The phthalocyanine-based coloring material involves another problem, that is, the occurrence of a metallic luster resulting from a high aggregation property of the coloring material, referred to as a bronze phenomenon. When the bronze phenomenon occurs in a recorded matter, the optical reflectance property of the recorded matter changes. As a result, the color developability and hue of an image remarkably change, with the result that a remarkable reduction in image quality occurs. The bronze phenomenon is considered to occur as a result of the aggregation of the coloring material on the surface of a recording medium due to, for example, the high aggregation properties of the coloring material in ink and a reduction in permeability of the ink into the recording medium when the ink is applied to the recording medium.
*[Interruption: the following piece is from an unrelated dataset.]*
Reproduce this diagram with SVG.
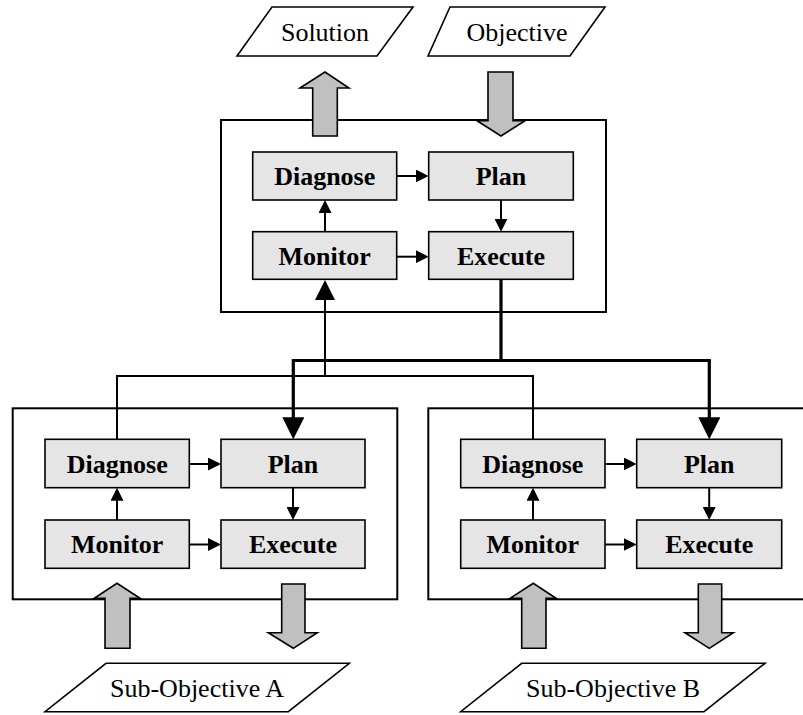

In particular, a coloring material having introduced in a molecule thereof an amino group for the purpose of improving environmental gas resistance, or ink containing a coloring material having low solubility in water tends to cause a remarkable bronze phenomenon.
For instance, Japanese Patent No. 2942319 proposes a specific phthalocyanine-based coloring material is used to improve environmental gas resistance. The use of the specific phthalocyanine-based coloring material provides environmental gas resistance which is one of concern in the phthalocyanine-based coloring material.